Received-SPF: pass (google.com: best guess record for domain of linux-kernel-owner@vger.kernel.org designates 209.132.180.67 as permitted sender) client-ip=209.132.180.67;
Date:   Tue, 30 Jul 2019 09:24:39 +0200
From:   Michal Hocko <mhocko@kernel.org>
To:     Waiman Long <longman@redhat.com>
Cc:     Rik van Riel <riel@surriel.com>,
        Peter Zijlstra <peterz@infradead.org>,
        Ingo Molnar <mingo@redhat.com>, linux-kernel@vger.kernel.org,
        linux-mm@kvack.org, Andrew Morton <akpm@linux-foundation.org>,
        Phil Auld <pauld@redhat.com>
Subject: Re: [PATCH v3] sched/core: Don't use dying mm as active_mm of
 kthreads
Message-ID: <20190730072439.GL9330@dhcp22.suse.cz>
References: <20190729210728.21634-1-longman@redhat.com>
 <ec9effc07a94b28ecf364de40dee183bcfb146fc.camel@surriel.com>
 <3e2ff4c9-c51f-8512-5051-5841131f4acb@redhat.com>
MIME-Version: 1.0
Content-Type: text/plain; charset=us-ascii
Content-Disposition: inline
In-Reply-To: <3e2ff4c9-c51f-8512-5051-5841131f4acb@redhat.com>
User-Agent: Mutt/1.10.1 (2018-07-13)
Sender: linux-kernel-owner@vger.kernel.org
Precedence: bulk

On Mon 29-07-19 17:42:20, Waiman Long wrote:
> On 7/29/19 5:21 PM, Rik van Riel wrote:
> > On Mon, 2019-07-29 at 17:07 -0400, Waiman Long wrote:
> >> It was found that a dying mm_struct where the owning task has exited
> >> can stay on as active_mm of kernel threads as long as no other user
> >> tasks run on those CPUs that use it as active_mm.

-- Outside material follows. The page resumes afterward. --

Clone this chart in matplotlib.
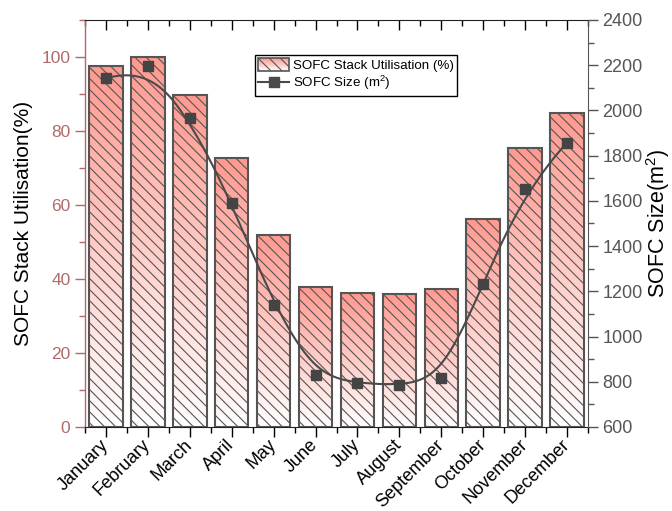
import numpy as np
import matplotlib
matplotlib.use("Agg")
import matplotlib.pyplot as plt
import matplotlib.transforms as mtransforms
from matplotlib.patches import Rectangle
from matplotlib.lines import Line2D
from matplotlib.legend_handler import HandlerBase
from matplotlib.ticker import MultipleLocator

plt.rcParams['font.family'] = ['Liberation Sans', 'DejaVu Sans']
plt.rcParams['hatch.linewidth'] = 0.8
plt.rcParams['mathtext.fontset'] = 'custom'
plt.rcParams['mathtext.rm'] = 'Liberation Sans'

months = ['January', 'February', 'March', 'April', 'May', 'June', 'July',
          'August', 'September', 'October', 'November', 'December']
utilisation = [97.6, 100.0, 89.8, 72.7, 51.9, 37.7, 36.2, 35.9, 37.3, 56.2, 75.3, 84.8]
sofc_size = [2142, 2195, 1968, 1590, 1139, 830, 794, 784, 817, 1232, 1652, 1858]

TOP_COL = np.array([1.0, 0.60, 0.56])
EDGE = '#555555'
AXIS_RED = '#b06a6a'
GREY = '#555555'


def bspline(ctrl, n_out=400, k=3):
    # clamped cubic B-spline using the data points as control points
    ctrl = np.asarray(ctrl, dtype=float)
    n = len(ctrl)
    knots = np.concatenate([np.zeros(k + 1), np.arange(1, n - k),
                            np.full(k + 1, n - k)]).astype(float)
    t = np.linspace(0, n - k, n_out)
    t[-1] -= 1e-9

    def basis(i, p, t):
        if p == 0:
            return ((knots[i] <= t) & (t < knots[i + 1])).astype(float)
        d1 = knots[i + p] - knots[i]
        d2 = knots[i + p + 1] - knots[i + 1]
        a = (t - knots[i]) / d1 * basis(i, p - 1, t) if d1 > 0 else 0
        b = (knots[i + p + 1] - t) / d2 * basis(i + 1, p - 1, t) if d2 > 0 else 0
        return a + b

    B = np.array([basis(i, k, t) for i in range(n)])
    return B.T @ ctrl


def gradient_img(n=256):
    f = np.linspace(0, 1, n)[:, None]  # 0 bottom, 1 top
    rgb = (1 - f) * np.ones(3) + f * TOP_COL
    return rgb[:, None, :]


class GradHandler(HandlerBase):
    def create_artists(self, legend, orig_handle, xdescent, ydescent,
                       width, height, fontsize, trans):
        arts = []
        nstep = 14
        for j in range(nstep):
            f = (j + 0.5) / nstep
            col = (1 - f) * np.ones(3) + f * TOP_COL
            arts.append(Rectangle((-xdescent, -ydescent + height * j / nstep),
                                  width, height / nstep + 0.3, facecolor=col,
                                  edgecolor='none', transform=trans))
        arts.append(Rectangle((-xdescent, -ydescent), width, height, fill=False,
                              hatch='\\\\\\', edgecolor=EDGE, lw=1.2,
                              transform=trans))
        return arts


fig = plt.figure(figsize=(6.72, 5.11), dpi=100)
ax = fig.add_axes([0.1265, 0.1644, 0.7485, 0.7965])
ax2 = ax.twinx()

x = np.arange(len(months))
width = 0.8
bars = ax.bar(x, utilisation, width, facecolor='none', edgecolor=EDGE,
              lw=1.5, hatch='\\\\\\', zorder=3)
img = gradient_img()
for b in bars:
    bx, by = b.get_x(), b.get_y()
    im = ax.imshow(img, extent=(bx, bx + b.get_width(), by, by + b.get_height()),
                   origin='lower', aspect='auto', zorder=2, interpolation='bilinear')
    im.set_clip_path(b)

ax.set_xlim(-0.5, 11.5)
ax.set_ylim(0, 110)
ax.set_xticks(x)
ax.set_xticklabels(months, rotation=45, ha='right', va='center',
                   rotation_mode='anchor', fontsize=13)
shift = mtransforms.ScaledTranslation(19 / 100, -10 / 100, fig.dpi_scale_trans)
for lbl in ax.get_xticklabels():
    lbl.set_transform(lbl.get_transform() + shift)
ax.xaxis.set_minor_locator(MultipleLocator(1, offset=0.5))
ax.yaxis.set_major_locator(MultipleLocator(20))
ax.yaxis.set_minor_locator(MultipleLocator(10))
ax.tick_params(axis='x', which='major', direction='out', length=7, width=1,
               top=True, pad=4)
ax.tick_params(axis='x', which='minor', direction='out', length=4, width=1,
               top=True)
ax.tick_params(axis='y', which='major', direction='out', length=7, width=1,
               colors=AXIS_RED, labelsize=12.5)
ax.tick_params(axis='y', which='minor', direction='out', length=4, width=1,
               colors=AXIS_RED)
ax.spines['left'].set_color(AXIS_RED)
ax.spines['left'].set_linewidth(1)
ax.spines['right'].set_visible(False)
ax.spines['top'].set_color('#222222')
ax.spines['bottom'].set_color('#222222')
ax.set_ylabel('SOFC Stack Utilisation(%)', fontsize=15, color='black')
ax.yaxis.set_label_coords(-0.103, 0.5)

# top ticks point inward
for t in ax.xaxis.get_major_ticks():
    t.tick2line.set_marker(matplotlib.markers.TICKDOWN)
for t in ax.xaxis.get_minor_ticks():
    t.tick2line.set_marker(matplotlib.markers.TICKDOWN)

xs = bspline(x)
ys = bspline(sofc_size)
ax2.plot(xs, ys, color='#4a4a4a', lw=1.5, zorder=4)
ax2.plot(x, sofc_size, 's', color='#444444', ms=6.5, zorder=5)
ax2.set_ylim(600, 2400)
ax2.yaxis.set_major_locator(MultipleLocator(200))
ax2.yaxis.set_minor_locator(MultipleLocator(100))
ax2.tick_params(axis='y', which='major', direction='out', length=7, width=1,
                colors=GREY, labelsize=13)
ax2.tick_params(axis='y', which='minor', direction='out', length=4, width=1,
                colors=GREY)
ax2.spines['right'].set_color(GREY)
ax2.spines['left'].set_visible(False)
ax2.spines['top'].set_visible(False)
ax2.spines['bottom'].set_visible(False)
ax2.set_ylabel('SOFC Size(m$^2$)', fontsize=15.5, color='black')
ax2.yaxis.set_label_coords(1.112, 0.5)

h1 = Rectangle((0, 0), 1, 1)
h2 = Line2D([], [], color='#4a4a4a', lw=1.5, marker='s', ms=6.5)
leg = ax2.legend([h1, h2], ['SOFC Stack Utilisation (%)', 'SOFC Size (m$^2$)'],
                 handler_map={Rectangle: GradHandler()},
                 loc='upper left', bbox_to_anchor=(0.338, 0.914),
                 prop={'size': 9.6}, frameon=True, fancybox=False,
                 edgecolor='black', framealpha=1, handlelength=2.3,
                 handleheight=1.1, borderpad=0.25, labelspacing=0.15,
                 handletextpad=0.3, borderaxespad=0)
leg.get_frame().set_linewidth(1)

fig.savefig('out.png', dpi=100)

This prolongs the
> >> life time of dying mm holding up some resources that cannot be freed
> >> on a mostly idle system.
> > On what kernels does this happen?
> >
> > Don't we explicitly flush all lazy TLB CPUs at exit
> > time, when we are about to free page tables?
> 
> There are still a couple of calls that will be done until mm_count
> reaches 0:
> 
> - mm_free_pgd(mm);
> - destroy_context(mm);
> - mmu_notifier_mm_destroy(mm);
> - check_mm(mm);
> - put_user_ns(mm->user_ns);
> 
> These are not big items, but holding it off for a long time is still not
> a good thing.

It would be helpful to give a ball park estimation of how much that
actually is. If we are talking about few pages worth of pages per idle
cpu in the worst case then I am not sure we want to find an elaborate
way around that. We are quite likely having more in per-cpu caches in
different subsystems already. It is also quite likely that large
machines with many CPUs will have a lot of memory as well.
-- 
Michal Hocko
SUSE Labs